From Security Fix (here)
The interesting aspect of the story isn’t a security professional doing malicious things with a computer, certainly isn’t the size of the alleged botnet (~250k), the admission that the accused realized he was on the wrong path and gave it all up to go straight back in 2006, or that some kids were also involved (identified in the complaint only by their online screen names “pr1me” and “dynamic” – notice the cools use of the 1 in place of a i) what is interesting is the use of federal wiretapping laws (here)
“Schiefer is thought to be the first in the United States to be accused of violating federal wiretapping laws by operating a “botnet” — the term for a large grouping of hacked, remotely controlled computers — according to Mark Krause, an assistant U.S. attorney in Los Angeles.”
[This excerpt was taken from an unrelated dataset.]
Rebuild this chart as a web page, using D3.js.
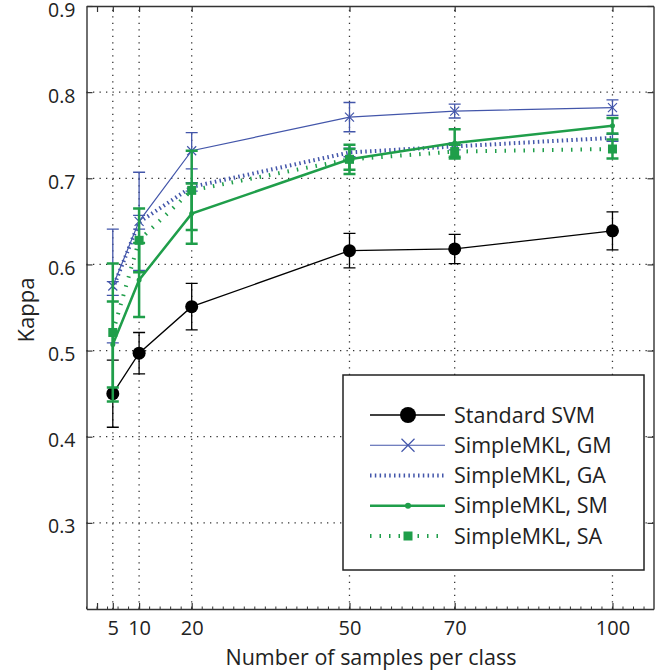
<!DOCTYPE html>
<html><head><meta charset="utf-8">
<script src="https://cdn.jsdelivr.net/npm/d3@7"></script>
<style>
html,body{margin:0;padding:0;background:#fff;}
text{font-family:"Open Sans","Noto Sans",sans-serif;fill:#222;}
</style></head>
<body>
<svg id="chart" width="668" height="671"></svg>
<script>
// ---- data ----
const samples = [5, 10, 20, 50, 70, 100];
const xTickValues = [2, 5, 10, 20, 50, 70, 100];
const xTickLabels = ["", "5", "10", "20", "50", "70", "100"];
const yTickValues = [0.3, 0.4, 0.5, 0.6, 0.7, 0.8, 0.9];
const yTickLabels = ["0.3", "0.4", "0.5", "0.6", "0.7", "0.8", "0.9"];
const seriesNames = ["Standard SVM", "SimpleMKL, GM", "SimpleMKL, GA", "SimpleMKL, SM", "SimpleMKL, SA"];
const svmVals = [0.450, 0.497, 0.551, 0.616, 0.618, 0.639];
const svmErr  = [0.039, 0.024, 0.027, 0.020, 0.017, 0.022];
const gmVals  = [0.575, 0.650, 0.732, 0.771, 0.778, 0.782];
const gmErr   = [0.066, 0.057, 0.021, 0.017, 0.008, 0.009];
const gaVals  = [0.572, 0.649, 0.690, 0.730, 0.737, 0.747];
const gaErr   = [0.008, 0.008, 0.005, 0.005, 0.004, 0.004];
const smVals  = [0.507, 0.582, 0.659, 0.722, 0.741, 0.761];
const smErr   = [0.050, 0.043, 0.035, 0.017, 0.016, 0.009];
const saVals  = [0.521, 0.628, 0.686, 0.722, 0.731, 0.734];
const saErr   = [0.080, 0.037, 0.046, 0.012, 0.008, 0.011];
const xLabel = "Number of samples per class";
const yLabel = "Kappa";

// ---- layout ----
const L = 86.5, R = 653.5, T = 6, B = 609;
const BLUE = "#4356aa", GREEN = "#1f9e4a";
const svg = d3.select("#chart");
const x = d3.scaleLinear().domain([0, 107.8]).range([L, R]);
const y = d3.scaleLinear().domain([0.2, 0.9]).range([B, T]);

const styles = [
  {vals: svmVals, err: svmErr, color: "#000", width: 1.3, dash: null, marker: "circle", r: 6.5, lr: 8, ew: 1.3},
  {vals: gmVals, err: gmErr, color: BLUE, width: 1.2, dash: null, marker: "x", r: 4.5, lr: 6.5, ew: 1.3},
  {vals: gaVals, err: gaErr, color: BLUE, width: 4, dash: "1.5,3.3", marker: "none", r: 0, lr: 0, ew: 1.3},
  {vals: smVals, err: smErr, color: GREEN, width: 2.5, dash: null, marker: "dot", r: 2.5, lr: 3, ew: 2.5},
  {vals: saVals, err: saErr, color: GREEN, width: 4, dash: "1.5,8", marker: "square", r: 4.5, lr: 4.5, ew: 2.5}
];

// ---- grid ----
const grid = svg.append("g");
grid.selectAll("line.gx").data(samples).enter().append("line")
  .attr("x1", d => x(d)).attr("x2", d => x(d)).attr("y1", B).attr("y2", T)
  .attr("stroke", "#333").attr("stroke-width", 1.3).attr("stroke-dasharray", "1.3,5.2");
grid.selectAll("line.gy").data(yTickValues.filter(v => v < 0.9)).enter().append("line")
  .attr("y1", d => y(d)).attr("y2", d => y(d)).attr("x1", L).attr("x2", R)
  .attr("stroke", "#333").attr("stroke-width", 1.3).attr("stroke-dasharray", "1.3,5.2");

// ---- axes (box) ----
const fmtX = (d) => xTickLabels[xTickValues.indexOf(d)];
const fmtY = (d) => yTickLabels[yTickValues.indexOf(d)];
const xAxisB = d3.axisBottom(x).tickValues(xTickValues).tickFormat(fmtX).tickSizeInner(-6).tickSizeOuter(0).tickPadding(12);
const xAxisT = d3.axisTop(x).tickValues(xTickValues).tickFormat("").tickSizeInner(-6).tickSizeOuter(0);
const yAxisL = d3.axisLeft(y).tickValues(yTickValues).tickFormat(fmtY).tickSizeInner(-6).tickSizeOuter(0).tickPadding(11);
const yAxisR = d3.axisRight(y).tickValues(yTickValues).tickFormat("").tickSizeInner(-6).tickSizeOuter(0);

const minor = d3.range(0, 107, 2);
svg.append("g").selectAll("line").data(minor).enter().append("line")
  .attr("x1", d => x(d)).attr("x2", d => x(d)).attr("y1", B).attr("y2", B - 2.5)
  .attr("stroke", "#333").attr("stroke-width", 1);

function styleAxis(g) {
  g.select(".domain").attr("stroke", "#333").attr("stroke-width", 1.4);
  g.selectAll(".tick line").attr("stroke", "#333").attr("stroke-width", 1.2);
  g.selectAll(".tick text").attr("font-size", 20).attr("fill", "#222")
    .attr("font-family", "'Open Sans','Noto Sans',sans-serif");
}
svg.append("g").attr("transform", `translate(0,${B})`).call(xAxisB).call(styleAxis);
svg.append("g").attr("transform", `translate(0,${T})`).call(xAxisT).call(styleAxis);
const gy = svg.append("g").attr("transform", `translate(${L},0)`).call(yAxisL).call(styleAxis);
gy.selectAll(".tick text").attr("font-size", 19.5).attr("dy", "0.52em");
svg.append("g").attr("transform", `translate(${R},0)`).call(yAxisR).call(styleAxis);

// ---- series ----
function drawMarker(g, type, cx, cy, r, color) {
  if (type === "circle") g.append("circle").attr("cx", cx).attr("cy", cy).attr("r", r).attr("fill", "#000");
  else if (type === "x") {
    g.append("path").attr("d", `M${cx - r},${cy - r}L${cx + r},${cy + r}M${cx - r},${cy + r}L${cx + r},${cy - r}`)
      .attr("stroke", color).attr("stroke-width", 1.2).attr("fill", "none");
  } else if (type === "dot") g.append("circle").attr("cx", cx).attr("cy", cy).attr("r", r).attr("fill", color);
  else if (type === "square") g.append("rect").attr("x", cx - r).attr("y", cy - r).attr("width", 2 * r).attr("height", 2 * r).attr("fill", color);
}

const line = d3.line().x((d, i) => x(samples[i])).y(d => y(d));
const cap = 6;
styles.forEach(s => {
  const g = svg.append("g");
  s.vals.forEach((v, i) => {
    const cx = x(samples[i]), lo = y(v - s.err[i]), hi = y(v + s.err[i]);
    g.append("path").attr("d", `M${cx},${lo}L${cx},${hi}M${cx - cap},${lo}L${cx + cap},${lo}M${cx - cap},${hi}L${cx + cap},${hi}`)
      .attr("stroke", s.color).attr("stroke-width", s.ew).attr("fill", "none");
  });
  g.append("path").datum(s.vals).attr("d", line).attr("fill", "none")
    .attr("stroke", s.color).attr("stroke-width", s.width)
    .attr("stroke-dasharray", s.dash);
  s.vals.forEach((v, i) => drawMarker(g, s.marker, x(samples[i]), y(v), s.r, s.color));
});

// ---- legend ----
const lg = svg.append("g");
lg.append("rect").attr("x", 343).attr("y", 375).attr("width", 301).attr("height", 195)
  .attr("fill", "#fff").attr("stroke", "#222").attr("stroke-width", 1.5);
const rowY = d3.scalePoint().domain(seriesNames).range([415, 536]);
styles.forEach((s, i) => {
  const yy = rowY(seriesNames[i]);
  lg.append("line").attr("x1", 370).attr("x2", 445).attr("y1", yy).attr("y2", yy)
    .attr("stroke", s.color).attr("stroke-width", s.width).attr("stroke-dasharray", s.dash);
  drawMarker(lg, s.marker, 408, yy, s.lr, s.color);
  lg.append("text").attr("x", 454).attr("y", yy).attr("dy", "0.35em")
    .attr("font-size", 21.5).text(seriesNames[i]);
});

// ---- labels ----
svg.append("text").attr("x", 371).attr("y", 665).attr("text-anchor", "middle")
  .attr("font-size", 21.5).text(xLabel);
svg.append("text").attr("transform", "translate(34,310) rotate(-90)").attr("text-anchor", "middle")
  .attr("font-size", 22).text(yLabel);
</script>
</body></html>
In February 2006 Christopher Maxwell was indicted for Conspiracy to Intentionally cause Damage to a Protected Computer and Commit Computer Fraud (here) which could have resulted in 10 years in prison and a $250k fine compared to Schiefer who faces 60 years in prison and $1.75 million fine. The penalties against malicious use of computers is becoming more severe as the justice department utilizes new methods to indict and convict the accused. Remember mafiaboy? The 15 year old Canadian hacker that used a DDoS attack to bring down many of the largest online companies (eBay, Yahoo, Amazon, CNN, etc) in February of 2000 and was reported to cause millions of dollars in damage and shake the trust of the internet foundation – well he essentially received a slap on the wrist.
The risk/reward for committing cybercrime is shifting, which will not result in less cybercrime only more sophisticated criminal activity. So more evidence that hostile actors will become more organized, more sophisticated, and much harder to detect with traditional security measures.